* Written instruction *
Copy out exactly the lines from the start of the data to the line containing "const crosshairYear = '1952', crosshairText". Include both.

* Data provided *
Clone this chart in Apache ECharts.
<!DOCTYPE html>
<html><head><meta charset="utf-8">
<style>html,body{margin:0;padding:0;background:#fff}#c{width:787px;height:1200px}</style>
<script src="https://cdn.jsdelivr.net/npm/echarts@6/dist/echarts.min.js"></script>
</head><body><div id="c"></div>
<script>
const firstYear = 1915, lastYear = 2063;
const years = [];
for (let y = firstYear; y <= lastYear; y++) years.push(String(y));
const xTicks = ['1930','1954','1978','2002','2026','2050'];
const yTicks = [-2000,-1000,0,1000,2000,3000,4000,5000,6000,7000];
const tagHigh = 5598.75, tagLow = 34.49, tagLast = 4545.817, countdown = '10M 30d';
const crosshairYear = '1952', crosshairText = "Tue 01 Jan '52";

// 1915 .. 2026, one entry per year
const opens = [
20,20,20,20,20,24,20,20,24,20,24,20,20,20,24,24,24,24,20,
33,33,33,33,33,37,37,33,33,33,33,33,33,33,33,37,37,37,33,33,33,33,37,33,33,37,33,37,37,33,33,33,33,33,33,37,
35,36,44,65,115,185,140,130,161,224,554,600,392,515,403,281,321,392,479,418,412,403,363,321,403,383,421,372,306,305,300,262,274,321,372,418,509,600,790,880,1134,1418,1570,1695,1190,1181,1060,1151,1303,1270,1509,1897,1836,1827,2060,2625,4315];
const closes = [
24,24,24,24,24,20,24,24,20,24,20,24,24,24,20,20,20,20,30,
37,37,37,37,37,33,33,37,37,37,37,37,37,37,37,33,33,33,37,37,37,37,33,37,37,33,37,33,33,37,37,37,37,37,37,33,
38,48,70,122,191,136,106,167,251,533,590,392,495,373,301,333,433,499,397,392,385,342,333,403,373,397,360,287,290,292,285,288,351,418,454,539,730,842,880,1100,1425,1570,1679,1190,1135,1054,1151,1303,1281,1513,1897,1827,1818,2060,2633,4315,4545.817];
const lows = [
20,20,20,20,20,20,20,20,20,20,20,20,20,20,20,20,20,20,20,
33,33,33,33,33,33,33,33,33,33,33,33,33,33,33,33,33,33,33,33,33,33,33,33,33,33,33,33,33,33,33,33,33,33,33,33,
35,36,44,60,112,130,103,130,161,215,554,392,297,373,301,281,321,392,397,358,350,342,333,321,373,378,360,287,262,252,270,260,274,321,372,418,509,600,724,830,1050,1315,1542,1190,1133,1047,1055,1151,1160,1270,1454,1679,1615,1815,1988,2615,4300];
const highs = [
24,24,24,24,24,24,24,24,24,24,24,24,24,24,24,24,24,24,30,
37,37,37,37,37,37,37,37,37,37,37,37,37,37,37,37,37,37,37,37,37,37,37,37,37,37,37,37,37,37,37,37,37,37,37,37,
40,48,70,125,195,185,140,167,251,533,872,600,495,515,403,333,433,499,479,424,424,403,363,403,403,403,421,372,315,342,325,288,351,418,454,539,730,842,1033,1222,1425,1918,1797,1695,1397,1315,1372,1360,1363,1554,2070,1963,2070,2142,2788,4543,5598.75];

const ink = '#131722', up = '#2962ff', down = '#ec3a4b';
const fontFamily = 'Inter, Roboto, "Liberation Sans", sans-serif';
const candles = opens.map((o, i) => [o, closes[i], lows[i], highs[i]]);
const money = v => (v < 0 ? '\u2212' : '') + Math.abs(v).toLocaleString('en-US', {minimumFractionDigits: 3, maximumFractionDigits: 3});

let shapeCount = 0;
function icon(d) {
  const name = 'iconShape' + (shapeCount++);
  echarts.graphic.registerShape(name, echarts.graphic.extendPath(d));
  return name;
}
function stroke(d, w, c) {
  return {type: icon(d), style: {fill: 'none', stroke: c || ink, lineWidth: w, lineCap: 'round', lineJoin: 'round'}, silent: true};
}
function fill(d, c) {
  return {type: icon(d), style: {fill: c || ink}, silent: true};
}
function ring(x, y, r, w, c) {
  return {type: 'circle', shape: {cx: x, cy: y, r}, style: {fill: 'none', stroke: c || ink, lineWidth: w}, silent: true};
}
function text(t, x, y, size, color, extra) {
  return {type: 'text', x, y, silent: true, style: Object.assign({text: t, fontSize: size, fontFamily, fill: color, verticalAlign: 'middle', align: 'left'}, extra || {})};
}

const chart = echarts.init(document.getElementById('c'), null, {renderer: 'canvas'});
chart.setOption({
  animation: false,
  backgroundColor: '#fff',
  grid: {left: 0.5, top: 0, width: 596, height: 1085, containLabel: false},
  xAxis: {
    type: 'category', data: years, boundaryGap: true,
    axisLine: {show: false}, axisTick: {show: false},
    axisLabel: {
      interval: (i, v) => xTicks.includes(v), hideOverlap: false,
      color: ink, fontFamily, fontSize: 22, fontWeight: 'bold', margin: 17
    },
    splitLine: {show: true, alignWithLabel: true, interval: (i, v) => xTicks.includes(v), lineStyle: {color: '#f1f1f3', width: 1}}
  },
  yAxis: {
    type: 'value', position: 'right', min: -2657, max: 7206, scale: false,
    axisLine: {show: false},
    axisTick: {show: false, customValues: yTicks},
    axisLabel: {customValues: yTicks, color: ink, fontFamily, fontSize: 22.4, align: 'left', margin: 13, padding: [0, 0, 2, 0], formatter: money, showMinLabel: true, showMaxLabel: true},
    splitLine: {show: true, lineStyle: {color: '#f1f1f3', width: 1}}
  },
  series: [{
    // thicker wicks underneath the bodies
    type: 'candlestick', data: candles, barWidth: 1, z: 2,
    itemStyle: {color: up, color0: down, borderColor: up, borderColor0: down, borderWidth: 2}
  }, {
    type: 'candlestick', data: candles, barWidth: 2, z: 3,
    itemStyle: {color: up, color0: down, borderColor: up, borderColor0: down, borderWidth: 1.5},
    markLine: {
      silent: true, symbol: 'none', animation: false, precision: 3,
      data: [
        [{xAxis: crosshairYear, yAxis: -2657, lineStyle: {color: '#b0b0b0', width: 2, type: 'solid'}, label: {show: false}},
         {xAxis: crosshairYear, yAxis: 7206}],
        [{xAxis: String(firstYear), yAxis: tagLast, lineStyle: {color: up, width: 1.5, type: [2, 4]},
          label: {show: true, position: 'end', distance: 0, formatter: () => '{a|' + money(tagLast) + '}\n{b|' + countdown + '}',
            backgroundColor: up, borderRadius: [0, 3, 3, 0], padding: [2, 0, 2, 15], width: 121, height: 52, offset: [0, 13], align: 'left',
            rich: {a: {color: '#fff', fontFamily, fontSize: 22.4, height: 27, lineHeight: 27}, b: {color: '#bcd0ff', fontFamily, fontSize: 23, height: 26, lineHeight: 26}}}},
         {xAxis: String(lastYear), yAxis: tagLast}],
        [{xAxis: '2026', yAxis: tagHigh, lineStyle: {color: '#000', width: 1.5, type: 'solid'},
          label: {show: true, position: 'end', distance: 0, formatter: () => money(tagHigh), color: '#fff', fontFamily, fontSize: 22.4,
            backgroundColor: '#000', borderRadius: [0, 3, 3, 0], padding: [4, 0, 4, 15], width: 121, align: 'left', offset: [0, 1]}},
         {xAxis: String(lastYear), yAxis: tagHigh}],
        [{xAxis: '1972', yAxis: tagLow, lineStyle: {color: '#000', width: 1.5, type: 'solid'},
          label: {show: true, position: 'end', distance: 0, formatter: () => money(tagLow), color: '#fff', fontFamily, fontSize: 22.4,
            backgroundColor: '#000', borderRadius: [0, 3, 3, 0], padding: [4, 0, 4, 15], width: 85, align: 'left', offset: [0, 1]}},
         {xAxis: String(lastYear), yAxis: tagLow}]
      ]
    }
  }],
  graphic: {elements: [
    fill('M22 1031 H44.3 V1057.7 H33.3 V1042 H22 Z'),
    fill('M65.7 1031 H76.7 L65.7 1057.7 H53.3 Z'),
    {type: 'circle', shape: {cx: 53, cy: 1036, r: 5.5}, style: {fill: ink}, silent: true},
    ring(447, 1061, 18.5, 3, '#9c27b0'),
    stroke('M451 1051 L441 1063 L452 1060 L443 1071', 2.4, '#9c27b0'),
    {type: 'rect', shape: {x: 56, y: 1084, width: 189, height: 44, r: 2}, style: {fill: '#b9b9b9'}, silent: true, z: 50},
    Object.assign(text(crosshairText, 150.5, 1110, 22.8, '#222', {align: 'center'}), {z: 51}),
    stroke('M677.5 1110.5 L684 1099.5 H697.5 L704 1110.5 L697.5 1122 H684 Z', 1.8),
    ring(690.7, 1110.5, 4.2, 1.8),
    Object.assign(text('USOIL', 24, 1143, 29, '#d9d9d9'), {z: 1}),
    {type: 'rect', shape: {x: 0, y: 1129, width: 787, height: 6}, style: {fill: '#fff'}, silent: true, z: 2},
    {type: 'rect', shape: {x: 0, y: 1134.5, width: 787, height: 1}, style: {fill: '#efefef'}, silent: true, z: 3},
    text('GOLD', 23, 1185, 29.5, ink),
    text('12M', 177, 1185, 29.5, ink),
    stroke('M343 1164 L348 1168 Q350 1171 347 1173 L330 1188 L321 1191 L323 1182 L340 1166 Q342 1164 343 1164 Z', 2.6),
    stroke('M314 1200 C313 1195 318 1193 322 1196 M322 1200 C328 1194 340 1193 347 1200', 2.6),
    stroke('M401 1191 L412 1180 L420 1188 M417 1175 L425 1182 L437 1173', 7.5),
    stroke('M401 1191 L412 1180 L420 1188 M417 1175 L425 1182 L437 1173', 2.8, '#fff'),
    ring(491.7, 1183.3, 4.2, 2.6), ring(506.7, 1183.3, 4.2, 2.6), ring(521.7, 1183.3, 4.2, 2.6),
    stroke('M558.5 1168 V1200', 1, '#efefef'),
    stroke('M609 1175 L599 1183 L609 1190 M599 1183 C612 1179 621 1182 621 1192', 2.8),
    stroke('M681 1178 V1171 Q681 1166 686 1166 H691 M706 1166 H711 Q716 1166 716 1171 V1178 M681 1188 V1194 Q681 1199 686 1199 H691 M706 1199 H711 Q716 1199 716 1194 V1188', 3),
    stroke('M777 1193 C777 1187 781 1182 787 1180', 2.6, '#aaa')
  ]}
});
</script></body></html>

* Task answer *
Clone this chart in Apache ECharts.
<!DOCTYPE html>
<html><head><meta charset="utf-8">
<style>html,body{margin:0;padding:0;background:#fff}#c{width:787px;height:1200px}</style>
<script src="https://cdn.jsdelivr.net/npm/echarts@6/dist/echarts.min.js"></script>
</head><body><div id="c"></div>
<script>
const firstYear = 1915, lastYear = 2063;
const years = [];
for (let y = firstYear; y <= lastYear; y++) years.push(String(y));
const xTicks = ['1930','1954','1978','2002','2026','2050'];
const yTicks = [-2000,-1000,0,1000,2000,3000,4000,5000,6000,7000];
const tagHigh = 5598.75, tagLow = 34.49, tagLast = 4545.817, countdown = '10M 30d';
const crosshairYear = '1952', crosshairText = "Tue 01 Jan '52";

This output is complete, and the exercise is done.